%%

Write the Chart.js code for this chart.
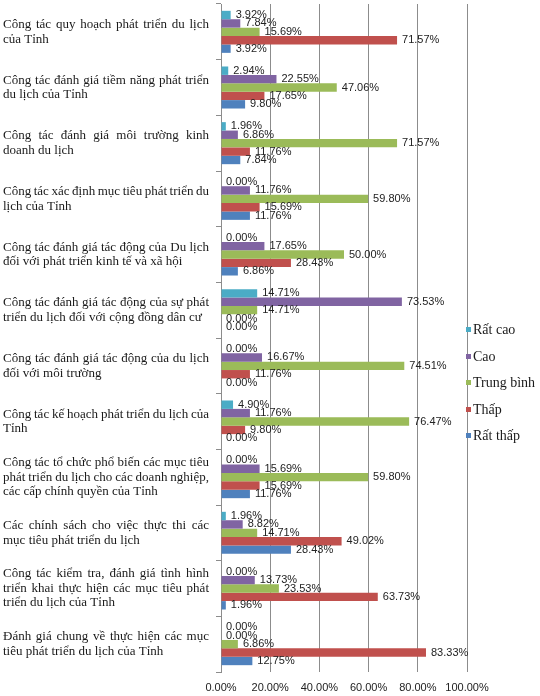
<!DOCTYPE html>
<html>
<head>
<meta charset="utf-8">
<script src="https://cdn.jsdelivr.net/npm/chart.js@4.4.1/dist/chart.umd.min.js"></script>
<style>
  html, body { margin:0; padding:0; background:#fff; }
  #wrap { position:relative; width:540px; height:696px; }
  #legend { position:absolute; left:466px; top:317px; font-family:"Liberation Serif", serif; font-size:14px; color:#1a1a1a; }
  #legend .item { height:26.5px; line-height:26.5px; white-space:nowrap; }
  #legend .swatch { display:inline-block; width:5px; height:5px; margin-right:2px; vertical-align:middle; position:relative; top:-1px; }
</style>
</head>
<body>
<div id="wrap">
  <canvas id="chart" width="540" height="696"></canvas>
  <div id="legend"></div>
</div>
<script>
const categories = [
  ['Công tác quy hoạch phát triển du lịch', 'của Tỉnh'],
  ['Công tác đánh giá tiềm năng phát triển', 'du lịch của Tỉnh'],
  ['Công tác đánh giá môi trường kinh', 'doanh du lịch'],
  ['Công tác xác định mục tiêu phát triển du', 'lịch của Tỉnh'],
  ['Công tác đánh giá tác động của Du lịch', 'đối với phát triển kinh tế và xã hội'],
  ['Công tác đánh giá tác động của sự phát', 'triển du lịch đối với cộng đồng dân cư'],
  ['Công tác đánh giá tác động của du lịch', 'đối với môi trường'],
  ['Công tác kế hoạch phát triển du lịch của', 'Tỉnh'],
  ['Công tác tổ chức phổ biến các mục tiêu', 'phát triển du lịch cho các doanh nghiệp,', 'các cấp chính quyền của Tỉnh'],
  ['Các chính sách cho việc thực thi các', 'mục tiêu phát triển du lịch'],
  ['Công tác kiểm tra, đánh giá tình hình', 'triển khai thực hiện các mục tiêu phát', 'triển du lịch của Tỉnh'],
  ['Đánh giá chung về thực hiện các mục', 'tiêu phát triển du lịch của Tỉnh']
];

const seriesNames = ['Rất cao', 'Cao', 'Trung bình', 'Thấp', 'Rất thấp'];
const seriesColors = ['#4BACC6', '#8064A2', '#9BBB59', '#C0504D', '#4F81BD'];

const ratCao    = [3.92, 2.94, 1.96, 0.00, 0.00, 14.71, 0.00, 4.90, 0.00, 1.96, 0.00, 0.00];
const cao       = [7.84, 22.55, 6.86, 11.76, 17.65, 73.53, 16.67, 11.76, 15.69, 8.82, 13.73, 0.00];
const trungBinh = [15.69, 47.06, 71.57, 59.80, 50.00, 14.71, 74.51, 76.47, 59.80, 14.71, 23.53, 6.86];
const thap      = [71.57, 17.65, 11.76, 15.69, 28.43, 0.00, 11.76, 9.80, 15.69, 49.02, 63.73, 83.33];
const ratThap   = [3.92, 9.80, 7.84, 11.76, 6.86, 0.00, 0.00, 0.00, 11.76, 28.43, 1.96, 12.75];

const xMin = 0, xMax = 100, xStep = 20;

const seriesValues = [ratCao, cao, trungBinh, thap, ratThap];
const pct = v => Number(v).toFixed(2) + '%';

// value text right after each bar end
const barValueLabels = {
  id: 'barValueLabels',
  afterDatasetsDraw(chart){
    const ctx = chart.ctx;
    ctx.save();
    ctx.font = '11px "Liberation Sans"';
    ctx.fillStyle = '#222';
    ctx.textBaseline = 'middle';
    chart.data.datasets.forEach((ds, i)=>{
      chart.getDatasetMeta(i).data.forEach((bar, j)=>{
        ctx.fillText(pct(ds.data[j]), bar.x + 5, bar.y);
      });
    });
    ctx.restore();
  }
};

// category names, justified like in the source document
const justifyLabels = {
  id: 'justifyLabels',
  afterDraw(chart){
    const sc = chart.scales.y, ctx = chart.ctx;
    const left = 3, right = 209, lh = 14.5;
    ctx.save();
    ctx.font = '13px "Liberation Serif"';
    ctx.fillStyle = '#1a1a1a';
    ctx.textBaseline = 'middle';
    categories.forEach((lines, i)=>{
      const y0 = sc.getPixelForValue(i) - (lines.length - 1) * lh / 2;
      lines.forEach((line, j)=>{
        const y = y0 + j * lh;
        const words = line.split(' ');
        if(j === lines.length - 1 || words.length < 2){ ctx.fillText(line, left, y); return; }
        const widths = words.map(w => ctx.measureText(w).width);
        const gap = Math.max(2, (right - left - widths.reduce((a, b) => a + b, 0)) / (words.length - 1));
        let x = left;
        words.forEach((w, k)=>{ ctx.fillText(w, x, y); x += widths[k] + gap; });
      });
    });
    ctx.restore();
  }
};

const datasets = seriesNames.map((name, i)=>({
  label: name,
  data: seriesValues[i],
  backgroundColor: seriesColors[i],
  barPercentage: 1,
  categoryPercentage: 0.755
}));

const chart = new Chart(document.getElementById('chart').getContext('2d'), {
  type: 'bar',
  data: { labels: categories, datasets },
  options: {
    indexAxis: 'y',
    responsive: false,
    animation: false,
    layout: { padding: { left: 3, top: 4, right: 73, bottom: 0 } },
    scales: {
      x: {
        min: xMin, max: xMax,
        ticks: { stepSize: xStep, callback: v => pct(v), color: '#222', font: { family: 'Liberation Sans', size: 11 }, padding: 9, maxRotation: 0 },
        grid: { color: '#8c8c8c', drawTicks: false },
        border: { display: false },
        afterFit(s){ s.height = 24; }
      },
      y: {
        ticks: { display: false },
        grid: { drawOnChartArea: false, tickLength: 5, color: '#8c8c8c' },
        border: { color: '#8c8c8c' },
        afterFit(s){ s.width = 218; }
      }
    },
    plugins: {
      legend: { display: false },
      tooltip: { enabled: false }
    }
  },
  plugins: [barValueLabels, justifyLabels]
});

const legend = document.getElementById('legend');
chart.data.datasets.forEach(ds=>{
  const el = document.createElement('div');
  el.className = 'item';
  el.innerHTML = `<span class="swatch" style="background:${ds.backgroundColor}"></span>${ds.label}`;
  legend.appendChild(el);
});
</script>
</body>
</html>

%%

Exercise:
Reproduce the material above exactly, first line through the line that contains "['#4BACC6', '#8064A2', '#9BBB59', '#C0504D', '#4F81BD'];", minus the pictures.

Solution to this problem:
Write the Chart.js code for this chart.
<!DOCTYPE html>
<html>
<head>
<meta charset="utf-8">
<script src="https://cdn.jsdelivr.net/npm/chart.js@4.4.1/dist/chart.umd.min.js"></script>
<style>
  html, body { margin:0; padding:0; background:#fff; }
  #wrap { position:relative; width:540px; height:696px; }
  #legend { position:absolute; left:466px; top:317px; font-family:"Liberation Serif", serif; font-size:14px; color:#1a1a1a; }
  #legend .item { height:26.5px; line-height:26.5px; white-space:nowrap; }
  #legend .swatch { display:inline-block; width:5px; height:5px; margin-right:2px; vertical-align:middle; position:relative; top:-1px; }
</style>
</head>
<body>
<div id="wrap">
  <canvas id="chart" width="540" height="696"></canvas>
  <div id="legend"></div>
</div>
<script>
const categories = [
  ['Công tác quy hoạch phát triển du lịch', 'của Tỉnh'],
  ['Công tác đánh giá tiềm năng phát triển', 'du lịch của Tỉnh'],
  ['Công tác đánh giá môi trường kinh', 'doanh du lịch'],
  ['Công tác xác định mục tiêu phát triển du', 'lịch của Tỉnh'],
  ['Công tác đánh giá tác động của Du lịch', 'đối với phát triển kinh tế và xã hội'],
  ['Công tác đánh giá tác động của sự phát', 'triển du lịch đối với cộng đồng dân cư'],
  ['Công tác đánh giá tác động của du lịch', 'đối với môi trường'],
  ['Công tác kế hoạch phát triển du lịch của', 'Tỉnh'],
  ['Công tác tổ chức phổ biến các mục tiêu', 'phát triển du lịch cho các doanh nghiệp,', 'các cấp chính quyền của Tỉnh'],
  ['Các chính sách cho việc thực thi các', 'mục tiêu phát triển du lịch'],
  ['Công tác kiểm tra, đánh giá tình hình', 'triển khai thực hiện các mục tiêu phát', 'triển du lịch của Tỉnh'],
  ['Đánh giá chung về thực hiện các mục', 'tiêu phát triển du lịch của Tỉnh']
];

const seriesNames = ['Rất cao', 'Cao', 'Trung bình', 'Thấp', 'Rất thấp'];
const seriesColors = ['#4BACC6', '#8064A2', '#9BBB59', '#C0504D', '#4F81BD'];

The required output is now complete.